■ **EXERCISE REQUIREMENTS**:
Search the listing for the string "this" and copy every line that contains it.

■ **RECORDS**:
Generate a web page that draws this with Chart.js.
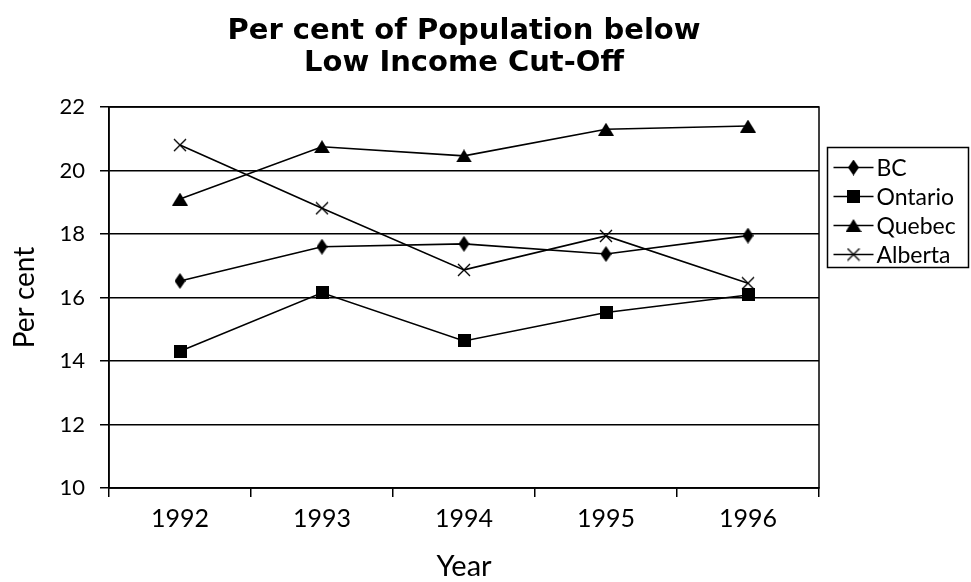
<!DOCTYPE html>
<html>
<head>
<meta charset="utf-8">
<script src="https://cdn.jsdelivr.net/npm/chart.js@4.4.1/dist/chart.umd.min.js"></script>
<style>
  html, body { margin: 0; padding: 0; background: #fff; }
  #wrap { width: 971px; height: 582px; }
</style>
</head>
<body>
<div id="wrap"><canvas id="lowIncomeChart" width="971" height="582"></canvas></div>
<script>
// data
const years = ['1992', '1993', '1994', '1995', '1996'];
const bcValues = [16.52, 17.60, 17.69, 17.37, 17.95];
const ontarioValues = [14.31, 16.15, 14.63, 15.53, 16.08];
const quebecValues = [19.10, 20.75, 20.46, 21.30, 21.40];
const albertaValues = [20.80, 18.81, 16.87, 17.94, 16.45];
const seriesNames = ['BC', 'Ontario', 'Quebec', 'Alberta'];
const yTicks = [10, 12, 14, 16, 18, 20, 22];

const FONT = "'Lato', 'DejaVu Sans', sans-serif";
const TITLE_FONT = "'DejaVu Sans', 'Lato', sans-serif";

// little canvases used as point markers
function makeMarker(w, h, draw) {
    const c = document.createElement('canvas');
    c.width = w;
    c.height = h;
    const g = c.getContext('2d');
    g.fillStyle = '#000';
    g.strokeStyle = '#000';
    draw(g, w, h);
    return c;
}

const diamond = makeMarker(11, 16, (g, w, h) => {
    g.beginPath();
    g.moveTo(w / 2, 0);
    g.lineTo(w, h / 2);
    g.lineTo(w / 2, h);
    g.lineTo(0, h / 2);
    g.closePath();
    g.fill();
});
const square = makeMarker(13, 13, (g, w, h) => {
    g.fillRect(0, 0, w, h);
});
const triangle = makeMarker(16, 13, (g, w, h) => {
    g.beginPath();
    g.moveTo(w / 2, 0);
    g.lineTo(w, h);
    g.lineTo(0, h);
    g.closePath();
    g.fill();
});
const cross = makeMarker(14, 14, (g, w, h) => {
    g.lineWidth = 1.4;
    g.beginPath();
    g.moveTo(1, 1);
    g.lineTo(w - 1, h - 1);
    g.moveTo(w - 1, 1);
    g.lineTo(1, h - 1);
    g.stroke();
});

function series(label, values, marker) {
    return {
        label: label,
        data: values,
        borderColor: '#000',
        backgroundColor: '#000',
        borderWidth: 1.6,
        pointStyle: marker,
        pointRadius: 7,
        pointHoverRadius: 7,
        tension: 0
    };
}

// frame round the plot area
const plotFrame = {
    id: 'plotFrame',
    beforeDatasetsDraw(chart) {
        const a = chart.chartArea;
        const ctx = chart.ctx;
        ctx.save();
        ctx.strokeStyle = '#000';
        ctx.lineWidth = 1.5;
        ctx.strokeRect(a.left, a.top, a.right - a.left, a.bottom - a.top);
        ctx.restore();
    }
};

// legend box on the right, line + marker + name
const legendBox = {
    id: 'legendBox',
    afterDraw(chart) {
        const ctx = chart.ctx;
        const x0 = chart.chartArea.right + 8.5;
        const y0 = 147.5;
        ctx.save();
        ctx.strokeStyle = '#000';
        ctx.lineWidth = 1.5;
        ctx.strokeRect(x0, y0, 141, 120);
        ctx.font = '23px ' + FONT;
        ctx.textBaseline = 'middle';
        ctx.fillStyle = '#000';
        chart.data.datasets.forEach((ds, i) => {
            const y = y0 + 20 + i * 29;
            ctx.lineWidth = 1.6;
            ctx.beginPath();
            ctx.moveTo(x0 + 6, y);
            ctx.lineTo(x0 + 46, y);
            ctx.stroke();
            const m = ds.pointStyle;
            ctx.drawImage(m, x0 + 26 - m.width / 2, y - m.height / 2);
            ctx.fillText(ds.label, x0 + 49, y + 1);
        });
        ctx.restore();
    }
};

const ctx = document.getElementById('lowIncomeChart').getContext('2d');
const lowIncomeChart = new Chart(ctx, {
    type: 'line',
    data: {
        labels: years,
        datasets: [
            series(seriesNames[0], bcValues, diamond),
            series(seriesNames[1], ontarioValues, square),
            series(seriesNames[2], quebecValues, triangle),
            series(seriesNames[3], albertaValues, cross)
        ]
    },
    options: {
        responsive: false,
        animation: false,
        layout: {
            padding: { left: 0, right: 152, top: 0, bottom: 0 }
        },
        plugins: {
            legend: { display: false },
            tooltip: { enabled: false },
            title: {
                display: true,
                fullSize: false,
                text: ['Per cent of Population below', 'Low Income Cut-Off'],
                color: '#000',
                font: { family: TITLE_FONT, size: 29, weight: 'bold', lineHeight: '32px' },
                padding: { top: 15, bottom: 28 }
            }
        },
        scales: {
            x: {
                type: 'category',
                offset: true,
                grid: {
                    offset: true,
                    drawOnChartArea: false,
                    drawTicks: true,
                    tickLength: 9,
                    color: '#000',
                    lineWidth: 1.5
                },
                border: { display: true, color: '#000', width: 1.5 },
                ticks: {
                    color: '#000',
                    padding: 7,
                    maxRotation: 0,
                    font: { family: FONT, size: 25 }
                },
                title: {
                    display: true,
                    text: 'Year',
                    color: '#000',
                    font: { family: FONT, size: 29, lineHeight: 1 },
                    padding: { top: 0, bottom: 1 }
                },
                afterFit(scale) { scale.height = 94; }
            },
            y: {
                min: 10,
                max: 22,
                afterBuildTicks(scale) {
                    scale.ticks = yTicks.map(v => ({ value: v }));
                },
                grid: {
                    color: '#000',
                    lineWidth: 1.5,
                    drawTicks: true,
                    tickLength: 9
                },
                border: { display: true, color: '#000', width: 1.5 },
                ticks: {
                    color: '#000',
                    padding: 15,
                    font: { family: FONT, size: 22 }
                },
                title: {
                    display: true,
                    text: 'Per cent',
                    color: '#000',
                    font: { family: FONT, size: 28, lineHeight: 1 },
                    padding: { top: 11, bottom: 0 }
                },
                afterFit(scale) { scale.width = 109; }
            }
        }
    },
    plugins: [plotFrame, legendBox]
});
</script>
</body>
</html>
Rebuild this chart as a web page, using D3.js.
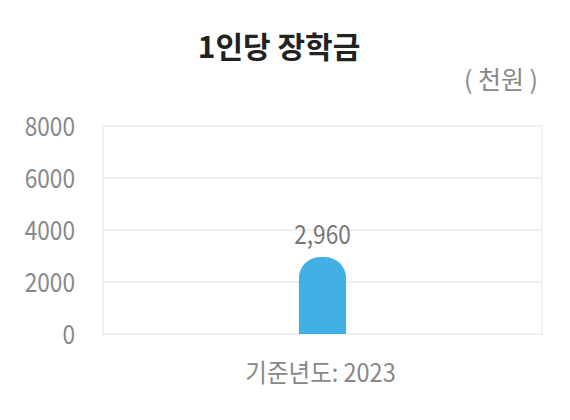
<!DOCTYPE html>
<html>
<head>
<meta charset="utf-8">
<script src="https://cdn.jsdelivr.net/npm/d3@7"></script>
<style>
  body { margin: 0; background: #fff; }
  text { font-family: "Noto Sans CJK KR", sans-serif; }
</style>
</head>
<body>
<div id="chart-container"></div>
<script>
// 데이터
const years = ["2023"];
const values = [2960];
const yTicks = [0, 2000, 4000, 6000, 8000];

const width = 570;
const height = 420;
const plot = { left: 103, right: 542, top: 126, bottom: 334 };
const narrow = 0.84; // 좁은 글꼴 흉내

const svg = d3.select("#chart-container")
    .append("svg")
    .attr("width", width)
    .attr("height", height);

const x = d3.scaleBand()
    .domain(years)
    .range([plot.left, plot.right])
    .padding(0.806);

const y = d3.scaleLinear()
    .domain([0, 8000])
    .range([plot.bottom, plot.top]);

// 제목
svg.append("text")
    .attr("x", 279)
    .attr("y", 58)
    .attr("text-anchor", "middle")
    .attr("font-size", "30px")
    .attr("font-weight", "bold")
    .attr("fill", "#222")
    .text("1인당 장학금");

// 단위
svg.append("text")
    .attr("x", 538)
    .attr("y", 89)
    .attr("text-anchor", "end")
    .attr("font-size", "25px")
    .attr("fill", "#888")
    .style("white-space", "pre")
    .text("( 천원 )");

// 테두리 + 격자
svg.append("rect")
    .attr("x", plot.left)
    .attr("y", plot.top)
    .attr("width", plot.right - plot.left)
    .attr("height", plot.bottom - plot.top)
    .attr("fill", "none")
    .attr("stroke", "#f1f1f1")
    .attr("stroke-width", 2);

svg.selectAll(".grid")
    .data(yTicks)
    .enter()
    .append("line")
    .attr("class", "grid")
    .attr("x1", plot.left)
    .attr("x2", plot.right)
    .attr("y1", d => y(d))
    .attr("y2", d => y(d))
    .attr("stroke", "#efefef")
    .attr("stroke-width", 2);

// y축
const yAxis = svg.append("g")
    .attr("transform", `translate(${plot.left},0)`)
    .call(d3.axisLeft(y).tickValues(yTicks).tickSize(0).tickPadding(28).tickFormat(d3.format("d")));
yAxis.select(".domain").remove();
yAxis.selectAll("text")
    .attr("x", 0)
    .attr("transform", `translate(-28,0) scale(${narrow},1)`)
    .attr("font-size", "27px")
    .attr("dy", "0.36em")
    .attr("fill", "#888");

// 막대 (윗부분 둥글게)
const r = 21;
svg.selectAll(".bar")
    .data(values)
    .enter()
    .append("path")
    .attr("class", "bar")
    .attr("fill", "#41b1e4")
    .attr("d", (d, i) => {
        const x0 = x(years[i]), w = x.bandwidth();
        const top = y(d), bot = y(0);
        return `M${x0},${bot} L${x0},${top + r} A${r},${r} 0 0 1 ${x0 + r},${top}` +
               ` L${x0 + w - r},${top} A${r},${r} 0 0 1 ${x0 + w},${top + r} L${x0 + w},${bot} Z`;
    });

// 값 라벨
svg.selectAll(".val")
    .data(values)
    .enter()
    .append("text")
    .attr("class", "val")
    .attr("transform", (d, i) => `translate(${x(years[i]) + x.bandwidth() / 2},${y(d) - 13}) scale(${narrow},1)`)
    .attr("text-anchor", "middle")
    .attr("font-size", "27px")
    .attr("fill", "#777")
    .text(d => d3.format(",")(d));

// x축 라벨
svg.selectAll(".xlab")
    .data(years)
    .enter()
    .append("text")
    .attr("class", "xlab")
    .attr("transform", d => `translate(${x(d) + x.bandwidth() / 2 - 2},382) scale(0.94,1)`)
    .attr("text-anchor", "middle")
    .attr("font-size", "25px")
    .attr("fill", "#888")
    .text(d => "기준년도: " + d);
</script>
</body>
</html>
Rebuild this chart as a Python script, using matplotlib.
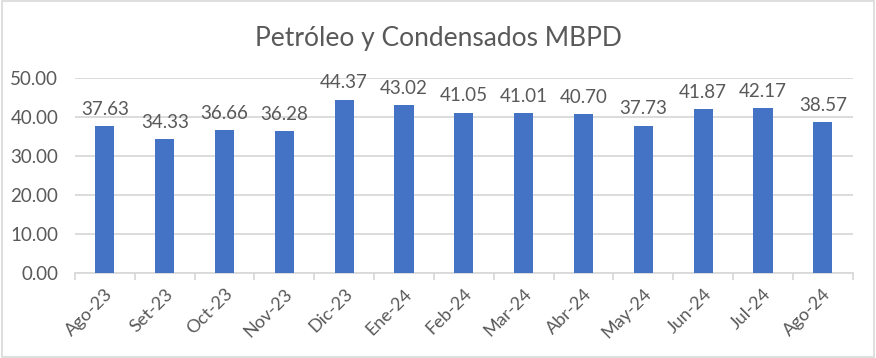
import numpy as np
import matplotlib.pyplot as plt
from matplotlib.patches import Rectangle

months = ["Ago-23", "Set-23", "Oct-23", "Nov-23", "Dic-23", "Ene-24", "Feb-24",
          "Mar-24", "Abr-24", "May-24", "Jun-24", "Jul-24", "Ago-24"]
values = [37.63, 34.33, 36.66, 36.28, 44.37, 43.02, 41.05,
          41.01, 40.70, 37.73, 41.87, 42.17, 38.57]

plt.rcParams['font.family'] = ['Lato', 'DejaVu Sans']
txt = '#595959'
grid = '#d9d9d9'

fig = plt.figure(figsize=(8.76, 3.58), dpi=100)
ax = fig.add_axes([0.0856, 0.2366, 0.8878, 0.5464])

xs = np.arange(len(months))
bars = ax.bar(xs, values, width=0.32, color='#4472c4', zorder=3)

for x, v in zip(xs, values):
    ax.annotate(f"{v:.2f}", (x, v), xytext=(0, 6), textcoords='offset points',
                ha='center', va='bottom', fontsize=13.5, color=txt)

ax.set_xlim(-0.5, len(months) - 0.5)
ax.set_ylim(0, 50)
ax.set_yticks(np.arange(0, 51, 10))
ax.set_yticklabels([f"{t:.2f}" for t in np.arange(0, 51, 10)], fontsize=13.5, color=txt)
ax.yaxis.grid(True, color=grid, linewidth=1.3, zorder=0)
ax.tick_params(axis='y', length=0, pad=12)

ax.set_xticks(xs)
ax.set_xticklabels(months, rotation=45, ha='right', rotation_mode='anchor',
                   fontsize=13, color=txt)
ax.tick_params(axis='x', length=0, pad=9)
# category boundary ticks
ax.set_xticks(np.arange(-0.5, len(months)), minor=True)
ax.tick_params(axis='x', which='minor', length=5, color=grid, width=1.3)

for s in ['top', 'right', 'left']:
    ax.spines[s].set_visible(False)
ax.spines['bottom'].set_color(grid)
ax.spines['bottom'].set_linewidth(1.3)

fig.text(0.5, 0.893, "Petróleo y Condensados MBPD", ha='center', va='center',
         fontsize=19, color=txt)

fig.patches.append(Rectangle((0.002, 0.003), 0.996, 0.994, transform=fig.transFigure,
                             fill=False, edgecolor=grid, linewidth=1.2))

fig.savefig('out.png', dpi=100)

■ **RESULT BELOW**:
Generate a web page that draws this with Chart.js.
Rebuild this chart as a web page, using D3.js.
Rebuild this chart as a Python script, using matplotlib.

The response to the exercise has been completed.